The Chinese Type Archive: Building Community and Discourse through Cataloguing and Translation

Description

This presentation will address the theme of Hybridity and more specifically, Transcultural Practices by presenting how the bilingual, online archive, the Chinese Type Archive, was conceived, built, and continues to be developed as a way to bridge and enhance typographic cultures. As universities grapple with reorienting their curricula within a globalized context and as designers struggle to work across cultural boundaries, the Chinese Type Archive serves as a vital bridge to bring together both Western and Chinese typographic traditions through the translation of Chinese typographic terms and the highlighting of relationships equivalent and not equivalent with Western typography. Uniquely, the project was conceived for designers who work across cultural contexts and as an open, online archive, was built with the collaboration of volunteers. Beyond immediately addressing the domain of Chinese typography, the Chinese Type Archive serves as a model for collective learning and sharing of cultural knowledge through the use of digital networks.

Takeaway

The presentation will encourage conversation and dialogue among educators about the importance of digital archives within the domains of graphic design and typography and how such repositories could be built to enhance cross-cultural understanding of different design/typographic traditions: in this case, Chinese typography. In addition, attendees will consider, through a presentation on the process of developing the Chinese Type Archive, how techniques to provide digitally stable reference points while allowing for the evolution and development of definitions and meaning enable online archives to become a flexible and robust way of building collaborative knowledge-sharing communities that can enhance learning. Finally, attendees will be asked to consider how translation can be used to support more robust multilingual projects, cross-cultural design experimentation, and expanded conceptual frameworks for graphic and typographic design.

Abstract

The development of graphic design as a discipline is uniquely tied to the development of typography and typographic discourse. This is predicated on a corpus of typographic reference points that serve as common denominators used for teaching, research, and praxis. For Western typography, collections dedicated to housing specimens such as the Letterform Archive in San Francisco, the Herb Lubalin Center for Typography in New York, or St. Bride Foundation in London act as repositories for visual form while countless books provide access points to the basic terminology and theory of typography. In fact, the awareness of Western typography has reached such a height that the general public is mildly aware of its significance.
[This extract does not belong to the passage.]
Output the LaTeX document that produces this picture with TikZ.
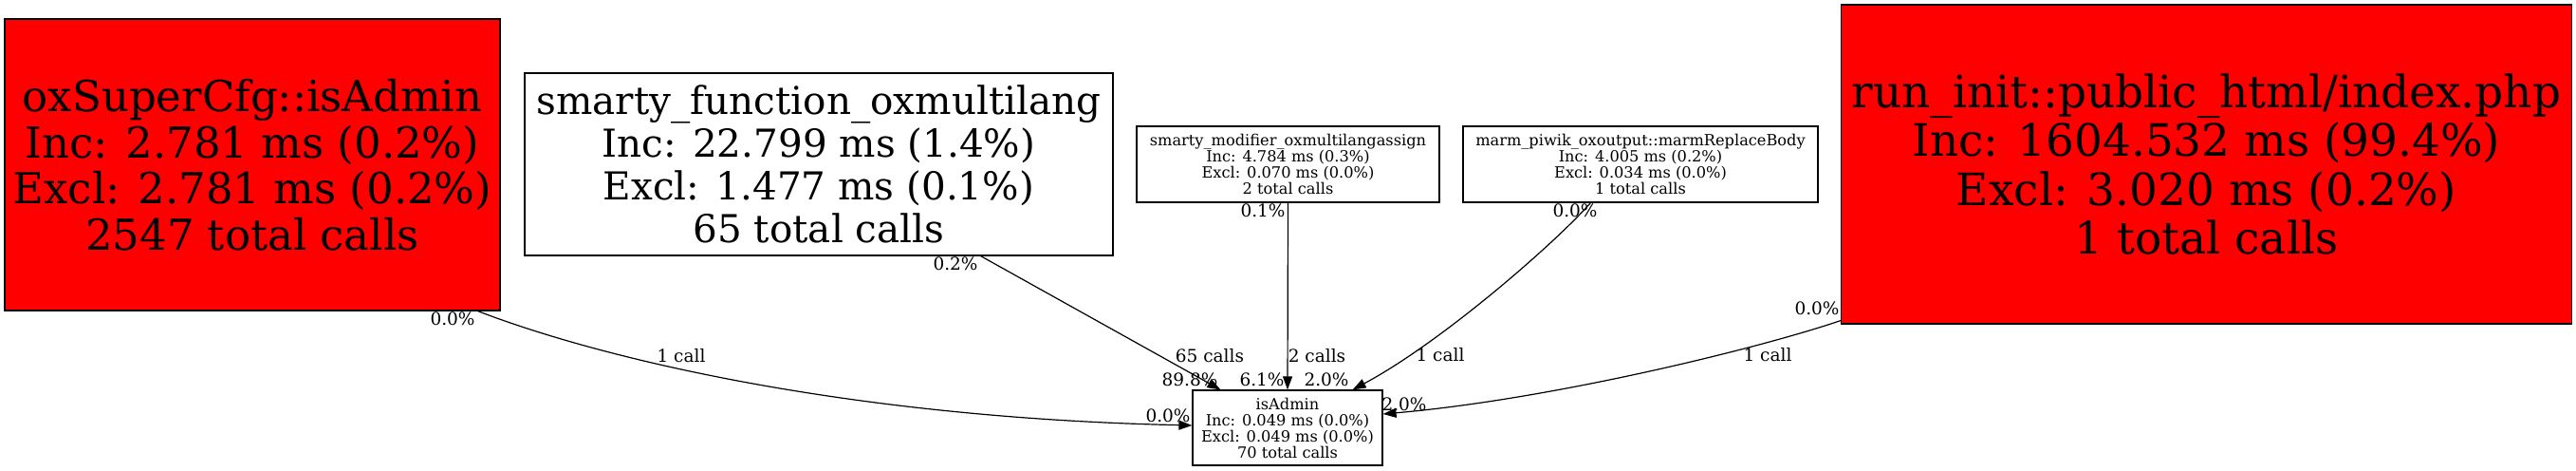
\documentclass[tikz,border=0pt]{standalone}
\usepackage{fontspec}
\setmainfont{DejaVu Serif}
\usetikzlibrary{arrows.meta,calc}
\begin{document}
\begin{tikzpicture}[x=1bp,y=-1bp,
  fnbox/.style={draw=black, line width=1.2bp, inner sep=0pt, align=center, text=black},
  hot/.style={fnbox, fill=red},
  cold/.style={fnbox, fill=white},
  bigA/.style={font=\fontsize{45bp}{48.5bp}\selectfont},
  bigB/.style={font=\fontsize{40.5bp}{45bp}\selectfont},
  bigC/.style={font=\fontsize{47bp}{51.5bp}\selectfont},
  small/.style={font=\fontsize{16.2bp}{17bp}\selectfont},
  lbl/.style={inner sep=0pt, font=\fontsize{18.5bp}{20bp}\selectfont, text=black},
  edge/.style={draw=black, line width=1.2bp, -{Triangle[length=14bp,width=10bp]}}
]
\useasboundingbox (0,0) rectangle (2715,496);
\fill[white] (0,0) rectangle (2715,496);

% nodes
\node[hot, bigA, minimum width=522bp, minimum height=307bp] (ox) at (266,173.5)
  {oxSuperCfg::isAdmin\\Inc: 2.781 ms (0.2\%)\\Excl: 2.781 ms (0.2\%)\\2547 total calls};
\node[cold, bigB, minimum width=620bp, minimum height=192bp] (fn) at (863,173)
  {smarty\_function\_oxmultilang\\Inc: 22.799 ms (1.4\%)\\Excl: 1.477 ms (0.1\%)\\65 total calls};
\node[cold, small, minimum width=319bp, minimum height=80bp] (mod) at (1357.5,173)
  {smarty\_modifier\_oxmultilangassign\\Inc: 4.784 ms (0.3\%)\\Excl: 0.070 ms (0.0\%)\\2 total calls};
\node[cold, small, minimum width=374bp, minimum height=80bp] (marm) at (1729,173)
  {marm\_piwik\_oxoutput::marmReplaceBody\\Inc: 4.005 ms (0.2\%)\\Excl: 0.034 ms (0.0\%)\\1 total calls};
\node[hot, bigC, minimum width=770bp, minimum height=336bp] (run) at (2325.5,173)
  {run\_init::public\_html/index.php\\Inc: 1604.532 ms (99.4\%)\\Excl: 3.020 ms (0.2\%)\\1 total calls};
\node[cold, small, minimum width=200bp, minimum height=79bp] (isA) at (1357,450.5)
  {isAdmin\\Inc: 0.049 ms (0.0\%)\\Excl: 0.049 ms (0.0\%)\\70 total calls};

% edges
\draw[edge] ($(ox.south east)+(-24,0)$) .. controls (640,380) and (900,440) .. ($(isA.west)+(0,-2.5)$);
\draw[edge] ($(fn.south east)+(-140,0)$) -- ($(isA.north west)+(30,0)$);
\draw[edge] (mod.south) -- (isA.north);
\draw[edge] ($(marm.south west)+(135,0)$) .. controls (1640,255) and (1520,360) .. ($(isA.north east)+(-32,0)$);
\draw[edge] ($(run.south west)+(0,-4)$) .. controls (1860,365) and (1640,420) .. ($(isA.east)+(0,-14.5)$);

% edge labels
\node[lbl] (t1) at (477,336) {0.0\%};
\node[lbl] (m1) at (718,375) {1 call};
\node[lbl] (h1) at (1231,438) {0.0\%};

\node[lbl] (t2) at (1007,278) {0.2\%};
\node[lbl] (m2) at (1275,375) {65 calls};
\node[lbl] (h2) at (1254,400) {89.8\%};

\node[lbl] (t3) at (1331,222) {0.1\%};
\node[lbl] (m3) at (1388,375) {2 calls};
\node[lbl] (h3) at (1330,400) {6.1\%};

\node[lbl] (t4) at (1660,222) {0.0\%};
\node[lbl] (m4) at (1518,374) {1 call};
\node[lbl] (h4) at (1398,400) {2.0\%};

\node[lbl] (t5) at (1915,325) {0.0\%};
\node[lbl] (m5) at (1863,374) {1 call};
\node[lbl] (h5) at (1480,426) {2.0\%};
\end{tikzpicture}
\end{document}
In the case of Chinese typography, the origins, major actors, themes, and basic concepts are ill-defined or difficult to access for both Chinese and non-Chinese designers. It is only in the last decade that groups within China and the Chinese diaspora have begun to raise awareness of typography as a discipline. One of the biggest challenges facing designers who work with Chinese type is the lack of a common conceptual framework and correspondingly, a lack of common reference points. The primary effect of these challenges is a significant lacuna in the critical discourse about the visual forms of Chinese type and how these forms interact in a globalized design setting.

As a starting point to address these challenges, the Chinese Type Archive was conceived as an open, online, bilingual repository of Chinese typographic materials. Currently, no such online resource exists. Many online resources are in blog formats and print resources are notoriously difficult to find. Furthermore, translations are scarce. The Chinese Type Archive compiles and catalogs resources related to Chinese typography by developing descriptors for concepts, typefaces, and resources and provides points of entry through translating synonyms and terms, highlighting relationships to Western typography, and providing direct links to online catalogs like WorldCat.

Uniquely, the Archive assigns identifiers for concepts, typefaces, and resources. By serving as the beginnings of a controlled vocabulary, the identifiers act as stable reference points as definitions and synonyms continue to change in real-time and names for typefaces are discovered. One of the most exciting aspects of Chinese typography is that the vocabulary used to describe type has been developing and shifting over the last decade. In addition, many historic Chinese typefaces have no names which make it difficult for designers to refer to them precisely.

After months of prototyping and development, the first purpose-built version of the Chinese Type Archive was released at the beginning of this year with a seed collection. As it enters the next phase and continues to grow, additional materials and relevant visual resources will be collected and made accessible. More importantly, designers have for the first time, a centralized resource for Chinese typography. Moreover, cross-cultural connections between Western and Chinese typography can be made so that Chinese typography can enter into a global design discourse and expand our collective understanding of graphic design.